Every so often, as I'm sure many do, I toss out my cyber junk and reformat the hard drive. It's gets a fresh OS install going for the year and even there may be absolutely zero improvement noticed, it makes me feel better. If anything, it is at least an attempt to scrub out any info that may be lurking around Microsoft Windows' woefully inept infrastructure regarding security and deleted files. OSX has a built-in disk utility that allows the user to do a basic, DoD 7 or DoD 35 free space wipe. Every OS should have that.

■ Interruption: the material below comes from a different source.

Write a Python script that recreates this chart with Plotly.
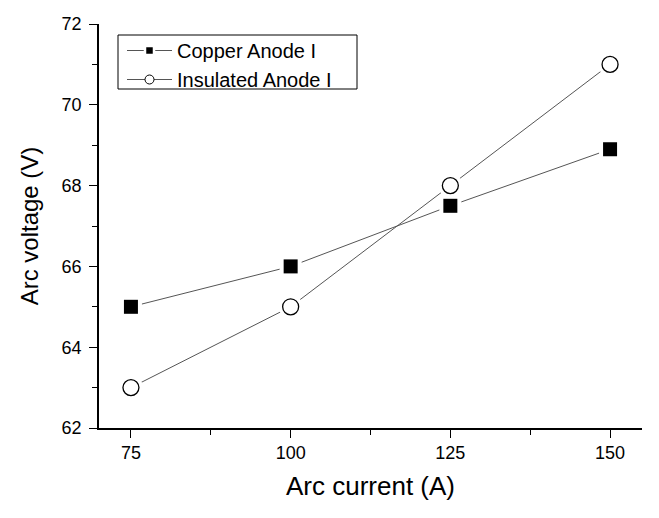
import plotly.graph_objects as go

current = [75, 100, 125, 150]
copper_voltage = [65.0, 66.0, 67.5, 68.9]
insulated_voltage = [63.0, 65.0, 68.0, 71.0]
series_names = ["Copper Anode I", "Insulated Anode I"]

LINE_COLOR = "#555555"
FONT = "Liberation Sans, Arial, sans-serif"
W, H = 659, 518
ML, MR, MT, MB = 99, 17, 24, 90
PW, PH = W - ML - MR, H - MT - MB


def px_to_paper_x(px):
    return (px - ML) / PW


def px_to_paper_y(py):
    return (H - MB - py) / PH


fig = go.Figure()

# connecting lines
for y in (copper_voltage, insulated_voltage):
    fig.add_trace(go.Scatter(x=current, y=y, mode="lines",
                             line=dict(color=LINE_COLOR, width=1),
                             showlegend=False, hoverinfo="skip"))
# white halos to create the gap between line and marker
fig.add_trace(go.Scatter(x=current, y=copper_voltage, mode="markers",
                         marker=dict(symbol="square", size=22, color="white", line=dict(width=0)),
                         showlegend=False, hoverinfo="skip"))
fig.add_trace(go.Scatter(x=current, y=insulated_voltage, mode="markers",
                         marker=dict(symbol="circle", size=24, color="white", line=dict(width=0)),
                         showlegend=False, hoverinfo="skip"))
# markers
fig.add_trace(go.Scatter(x=current, y=copper_voltage, mode="markers",
                         marker=dict(symbol="square", size=14, color="black", line=dict(width=0)),
                         showlegend=False))
fig.add_trace(go.Scatter(x=current, y=insulated_voltage, mode="markers",
                         marker=dict(symbol="circle", size=16, color="white",
                                     line=dict(width=1.3, color="black")),
                         showlegend=False))
# legend entries
fig.add_trace(go.Scatter(x=[None], y=[None], mode="lines+markers", name=series_names[0],
                         line=dict(color=LINE_COLOR, width=1),
                         marker=dict(symbol="square", size=9, color="black",
                                     line=dict(width=2.5, color="white"))))
fig.add_trace(go.Scatter(x=[None], y=[None], mode="lines+markers", name=series_names[1],
                         line=dict(color=LINE_COLOR, width=1),
                         marker=dict(symbol="circle", size=9, color="white",
                                     line=dict(width=1, color="black"))))

axis_common = dict(
    showline=True, linecolor="black", linewidth=1.7,
    ticks="outside", ticklen=8, tickwidth=1.3, tickcolor="black",
    showgrid=False, zeroline=False, mirror=False,
    tickfont=dict(family=FONT, size=18, color="black"),
)

fig.update_xaxes(range=[70, 155], tickvals=[75, 100, 125, 150],
                 minor=dict(tickvals=[87.5, 112.5, 137.5], ticks="outside", ticklen=5,
                            tickwidth=1.3, tickcolor="black"),
                 title=dict(text="Arc current (A)", font=dict(family=FONT, size=26, color="black"),
                            standoff=14),
                 **axis_common)
fig.update_yaxes(range=[62, 72], tickvals=[62, 64, 66, 68, 70, 72],
                 minor=dict(tickvals=[63, 65, 67, 69, 71], ticks="outside", ticklen=5,
                            tickwidth=1.3, tickcolor="black"),
                 title=dict(text="Arc voltage (V)", font=dict(family=FONT, size=24, color="black"),
                            standoff=16),
                 ticklabelstandoff=4,
                 **axis_common)

# legend frame
fig.add_shape(type="rect", xref="paper", yref="paper",
              x0=px_to_paper_x(118), x1=px_to_paper_x(357),
              y0=px_to_paper_y(89), y1=px_to_paper_y(35),
              line=dict(color="black", width=1), fillcolor="white", layer="below")

fig.update_layout(
    width=W, height=H,
    margin=dict(l=ML, r=MR, t=MT, b=MB),
    plot_bgcolor="white", paper_bgcolor="white",
    font=dict(family=FONT, color="black"),
    legend=dict(x=px_to_paper_x(122), y=px_to_paper_y(31), xanchor="left", yanchor="top",
                borderwidth=0, bgcolor="rgba(0,0,0,0)",
                font=dict(family=FONT, size=20, color="black"),
                tracegroupgap=0, itemwidth=45),
)

fig.write_html("out.html")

I've also recently reinstalled Ubuntu Linux 8.04 on a VMWare Fusion 1.1 virtual machine, along with the dreaded and essential Windows XP. With that XP virtual machine, I have Zone Alarm. I do what I have to online, then I lock it down. XP does not have access to my Macintosh home files and it's read only, so it's locked down pretty tight. I needed the MS to run a certain program I use, and for MS Office Excel and Word. It's hard to use computers and not use and be able to read those programs. I refuse to pollute my Mac OSX with a Windows program for Mac. Anything Microsoft is in isolation, where it creates less mischief.

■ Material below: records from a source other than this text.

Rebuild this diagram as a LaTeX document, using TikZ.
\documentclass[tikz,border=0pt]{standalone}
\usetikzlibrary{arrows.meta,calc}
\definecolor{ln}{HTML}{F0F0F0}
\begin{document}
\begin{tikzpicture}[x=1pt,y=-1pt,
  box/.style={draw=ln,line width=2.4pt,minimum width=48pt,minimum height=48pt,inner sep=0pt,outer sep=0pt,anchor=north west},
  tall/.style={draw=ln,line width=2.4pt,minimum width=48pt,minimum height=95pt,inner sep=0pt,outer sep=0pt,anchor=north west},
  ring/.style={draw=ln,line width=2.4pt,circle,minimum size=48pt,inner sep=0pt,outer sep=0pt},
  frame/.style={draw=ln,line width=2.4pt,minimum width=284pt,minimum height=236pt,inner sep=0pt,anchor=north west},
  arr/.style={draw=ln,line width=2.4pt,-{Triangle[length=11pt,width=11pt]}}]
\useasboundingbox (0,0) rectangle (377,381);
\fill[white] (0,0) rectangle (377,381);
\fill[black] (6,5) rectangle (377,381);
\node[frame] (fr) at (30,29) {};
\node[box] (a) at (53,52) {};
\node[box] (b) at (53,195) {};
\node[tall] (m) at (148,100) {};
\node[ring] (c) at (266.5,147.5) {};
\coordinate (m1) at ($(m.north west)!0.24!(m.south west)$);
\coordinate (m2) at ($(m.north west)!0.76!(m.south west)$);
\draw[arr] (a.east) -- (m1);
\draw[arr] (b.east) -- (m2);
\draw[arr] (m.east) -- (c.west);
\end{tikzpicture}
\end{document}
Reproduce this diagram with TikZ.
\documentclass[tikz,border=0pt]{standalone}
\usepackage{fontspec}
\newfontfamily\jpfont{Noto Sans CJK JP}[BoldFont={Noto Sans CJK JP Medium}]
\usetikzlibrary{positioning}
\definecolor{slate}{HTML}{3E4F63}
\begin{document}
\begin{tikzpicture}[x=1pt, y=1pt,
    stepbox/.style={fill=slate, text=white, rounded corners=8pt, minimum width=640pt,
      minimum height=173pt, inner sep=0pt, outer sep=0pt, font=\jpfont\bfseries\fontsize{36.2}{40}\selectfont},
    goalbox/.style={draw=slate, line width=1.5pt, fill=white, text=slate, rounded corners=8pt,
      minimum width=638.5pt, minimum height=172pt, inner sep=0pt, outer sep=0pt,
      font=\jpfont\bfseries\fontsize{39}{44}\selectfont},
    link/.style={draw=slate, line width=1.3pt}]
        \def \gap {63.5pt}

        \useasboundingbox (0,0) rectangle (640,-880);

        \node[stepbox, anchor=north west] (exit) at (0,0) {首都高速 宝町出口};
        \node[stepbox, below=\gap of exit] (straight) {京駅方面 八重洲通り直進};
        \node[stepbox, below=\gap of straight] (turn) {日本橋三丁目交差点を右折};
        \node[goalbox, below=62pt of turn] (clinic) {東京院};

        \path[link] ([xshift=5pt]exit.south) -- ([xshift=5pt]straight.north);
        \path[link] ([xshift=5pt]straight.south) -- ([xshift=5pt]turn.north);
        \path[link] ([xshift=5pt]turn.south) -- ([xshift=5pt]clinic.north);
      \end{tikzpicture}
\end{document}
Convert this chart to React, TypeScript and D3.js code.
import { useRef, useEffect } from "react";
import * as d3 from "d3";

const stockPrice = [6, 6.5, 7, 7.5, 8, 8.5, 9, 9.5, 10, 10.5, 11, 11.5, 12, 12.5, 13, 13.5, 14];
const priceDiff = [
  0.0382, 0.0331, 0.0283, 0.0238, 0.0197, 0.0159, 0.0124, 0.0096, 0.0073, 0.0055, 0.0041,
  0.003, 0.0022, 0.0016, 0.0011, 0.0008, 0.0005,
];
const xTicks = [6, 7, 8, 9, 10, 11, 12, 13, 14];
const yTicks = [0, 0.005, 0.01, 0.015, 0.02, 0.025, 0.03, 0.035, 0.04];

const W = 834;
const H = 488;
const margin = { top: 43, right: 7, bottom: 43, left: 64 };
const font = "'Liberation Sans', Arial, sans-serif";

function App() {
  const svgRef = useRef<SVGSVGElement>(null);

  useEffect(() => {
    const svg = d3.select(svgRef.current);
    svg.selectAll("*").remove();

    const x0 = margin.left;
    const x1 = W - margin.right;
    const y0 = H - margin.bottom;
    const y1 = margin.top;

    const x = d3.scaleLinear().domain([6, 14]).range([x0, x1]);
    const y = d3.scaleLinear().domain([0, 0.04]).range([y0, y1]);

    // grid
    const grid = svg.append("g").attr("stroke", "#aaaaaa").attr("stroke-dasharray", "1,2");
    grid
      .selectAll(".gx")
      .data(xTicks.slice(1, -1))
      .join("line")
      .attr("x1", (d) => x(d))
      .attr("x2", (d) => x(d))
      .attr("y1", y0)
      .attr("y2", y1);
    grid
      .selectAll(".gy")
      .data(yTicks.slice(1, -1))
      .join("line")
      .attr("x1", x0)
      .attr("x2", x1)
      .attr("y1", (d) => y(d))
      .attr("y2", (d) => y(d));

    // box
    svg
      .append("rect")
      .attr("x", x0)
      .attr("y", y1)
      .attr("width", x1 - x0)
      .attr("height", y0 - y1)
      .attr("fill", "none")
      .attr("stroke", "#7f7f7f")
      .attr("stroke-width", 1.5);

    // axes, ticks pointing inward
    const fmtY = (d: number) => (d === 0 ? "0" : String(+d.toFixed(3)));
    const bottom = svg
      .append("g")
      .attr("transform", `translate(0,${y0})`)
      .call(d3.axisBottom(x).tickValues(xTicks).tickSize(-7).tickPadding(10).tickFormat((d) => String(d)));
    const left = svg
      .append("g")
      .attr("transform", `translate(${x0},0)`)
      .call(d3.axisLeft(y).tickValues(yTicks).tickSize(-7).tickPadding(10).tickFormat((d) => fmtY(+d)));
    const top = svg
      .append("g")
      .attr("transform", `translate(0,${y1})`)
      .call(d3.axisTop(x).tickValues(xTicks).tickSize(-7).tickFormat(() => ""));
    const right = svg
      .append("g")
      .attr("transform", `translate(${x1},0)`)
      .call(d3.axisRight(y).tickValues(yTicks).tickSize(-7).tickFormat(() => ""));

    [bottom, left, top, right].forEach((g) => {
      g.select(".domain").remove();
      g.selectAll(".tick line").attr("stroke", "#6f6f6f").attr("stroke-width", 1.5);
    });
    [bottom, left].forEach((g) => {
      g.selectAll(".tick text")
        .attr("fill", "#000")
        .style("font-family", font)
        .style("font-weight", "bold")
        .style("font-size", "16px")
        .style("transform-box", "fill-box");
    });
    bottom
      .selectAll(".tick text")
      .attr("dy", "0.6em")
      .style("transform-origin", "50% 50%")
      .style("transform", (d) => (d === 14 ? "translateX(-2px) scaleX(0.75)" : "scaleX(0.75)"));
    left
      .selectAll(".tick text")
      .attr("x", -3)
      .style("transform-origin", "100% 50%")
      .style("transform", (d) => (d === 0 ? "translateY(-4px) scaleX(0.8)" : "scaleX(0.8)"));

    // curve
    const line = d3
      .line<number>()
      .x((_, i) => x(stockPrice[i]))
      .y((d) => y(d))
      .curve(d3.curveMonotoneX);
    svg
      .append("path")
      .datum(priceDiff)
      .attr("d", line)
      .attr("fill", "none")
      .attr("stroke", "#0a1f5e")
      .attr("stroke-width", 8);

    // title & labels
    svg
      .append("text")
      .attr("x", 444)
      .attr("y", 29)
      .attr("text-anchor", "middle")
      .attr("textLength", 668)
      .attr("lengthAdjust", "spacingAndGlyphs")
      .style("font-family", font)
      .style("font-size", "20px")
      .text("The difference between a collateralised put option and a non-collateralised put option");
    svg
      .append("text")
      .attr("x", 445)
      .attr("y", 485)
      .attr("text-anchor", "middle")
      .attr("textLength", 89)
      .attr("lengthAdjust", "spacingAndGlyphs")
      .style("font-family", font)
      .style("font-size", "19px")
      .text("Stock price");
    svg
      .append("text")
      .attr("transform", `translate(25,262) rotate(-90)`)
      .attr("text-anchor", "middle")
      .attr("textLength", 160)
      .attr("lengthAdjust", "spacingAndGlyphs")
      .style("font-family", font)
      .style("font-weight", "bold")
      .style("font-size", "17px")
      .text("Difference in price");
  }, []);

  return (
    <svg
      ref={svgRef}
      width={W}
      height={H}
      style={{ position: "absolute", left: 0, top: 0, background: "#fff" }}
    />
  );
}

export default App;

Update: Thought I'd mention that a DoD 7 free space wipe took about 9 hours on a 100 GB of space. All told the reload and wipe, and downloading all of the Mac updates took the best part of 24 hours, and that's not counting favorite programs to load. If I had a faster connection, the time would be a fraction of that, but there's no fast way to secure-wipe 100 GB, not that I know of.